HaiXiang Zhu
2025
Read Before Grounding: Scene Knowledge Visual Grounding via Multi-step Parsing
HaiXiang Zhu
|
Lixian Su
|
ShuangMing Mao
|
Jing Ye
Proceedings of the 31st International Conference on Computational Linguistics
Visual grounding (VG) is an important task in vision and language that involves understanding the mutual relationship between query terms and images. However, existing VG datasets typically use simple and intuitive textual descriptions, with limited attribute and spatial information between images and text. Recently, the Scene Knowledge Visual Grounding (SK-VG) task has been introduced, which constructs VG datasets using visual knowledge and relational referential expressions. Due to the length of textual visual knowledge and the complexity of the referential relationships between entities, previous models have struggled with this task. Therefore, we propose ReadVG, a zero-shot, plug-and-play method that leverages the robust language understanding capabilities of Large Language Models (LLMs) to transform long visual knowledge texts into concise, information-dense visual descriptions.

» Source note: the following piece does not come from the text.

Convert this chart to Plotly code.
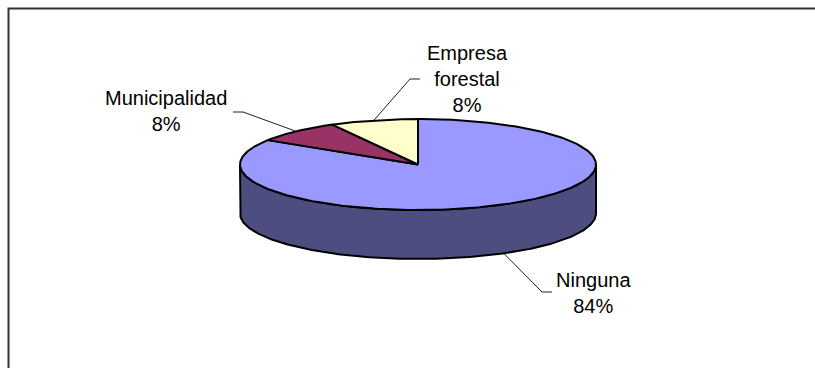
import numpy as np
import plotly.graph_objects as go

# Data
categories = ["Ninguna", "Municipalidad", "Empresa forestal"]
values = [84, 8, 8]
label_texts = ["Ninguna<br>84%", "Municipalidad<br>8%", "Empresa<br>forestal<br>8%"]

top_colors = ["#9999FF", "#993366", "#FFFFCC"]
side_colors = ["#4D4D80", "#4D1A33", "#808066"]

# Geometry (pixel space)
W, H = 815, 368
cx, cy = 418.0, 164.5
rx, ry = 178.0, 45.5
depth = 49.0

def pt(theta_deg, dy=0.0):
    t = np.radians(theta_deg)
    return cx + rx * np.sin(t), cy - ry * np.cos(t) + dy

total = float(sum(values))
angles = np.concatenate([[0.0], np.cumsum(values) / total * 360.0])

fig = go.Figure()

# Side walls (visible front part: 90..270 degrees)
for i in range(len(values)):
    a0, a1 = max(angles[i], 90.0), min(angles[i + 1], 270.0)
    if a1 <= a0:
        continue
    th = np.linspace(a0, a1, 200)
    xt, yt = pt(th)
    xb, yb = pt(th[::-1], depth)
    xs = np.concatenate([xt, xb, xt[:1]])
    ys = np.concatenate([yt, yb, yt[:1]])
    fig.add_trace(go.Scatter(x=xs, y=ys, mode="lines", fill="toself",
                             fillcolor=side_colors[i],
                             line=dict(color="black", width=2),
                             hoverinfo="skip"))

# Top faces
for i in range(len(values)):
    th = np.linspace(angles[i], angles[i + 1], 300)
    xa, ya = pt(th)
    xs = np.concatenate([[cx], xa, [cx]])
    ys = np.concatenate([[cy], ya, [cy]])
    fig.add_trace(go.Scatter(x=xs, y=ys, mode="lines", fill="toself",
                             fillcolor=top_colors[i],
                             line=dict(color="black", width=2),
                             hoverinfo="skip", name=categories[i]))

# Leader lines and labels
label_pos = {
    "Ninguna": (593, 293),
    "Municipalidad": (166, 111),
    "Empresa forestal": (467, 79),
}
elbows = {
    "Ninguna": [(552, 292), (542, 292)],
    "Municipalidad": [(233, 112), (243, 112)],
    "Empresa forestal": [(420, 79), (410, 79)],
}
for i, cat in enumerate(categories):
    mid = (angles[i] + angles[i + 1]) / 2.0
    dy = depth if 90 < mid < 270 else 0.0
    ex, ey = pt(mid, dy)
    (x0, y0), (x1, y1) = elbows[cat]
    fig.add_trace(go.Scatter(x=[x0, x1, ex], y=[y0, y1, ey], mode="lines",
                             line=dict(color="#222222", width=1),
                             hoverinfo="skip"))
    lx, ly = label_pos[cat]
    fig.add_annotation(x=lx, y=ly, xref="x", yref="y", text=label_texts[i],
                       showarrow=False, xanchor="center", yanchor="middle",
                       align="center",
                       font=dict(family="Liberation Sans, Arial, sans-serif",
                                 size=20, color="black"))

# Chart border
fig.add_shape(type="rect", xref="x", yref="y", x0=8.5, y0=8.5, x1=1000, y1=1000,
              line=dict(color="#333333", width=2), fillcolor="rgba(0,0,0,0)")

fig.update_layout(
    width=W, height=H,
    margin=dict(l=0, r=0, t=0, b=0),
    paper_bgcolor="white", plot_bgcolor="white",
    showlegend=False,
    xaxis=dict(range=[0, W], visible=False, fixedrange=True),
    yaxis=dict(range=[H, 0], visible=False, fixedrange=True),
)

fig.write_html("out.html")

To improve the accuracy of target localisation, we employ a multi-step parsing algorithm that can progressively extract the query targets and their features from the visual knowledge and relational referencing expressions, thereby assisting multimodal models to more accurately localise the target for grounding purposes. Extensive experiments and case studies show that our approach can significantly improve the performance of multimodal grounding models.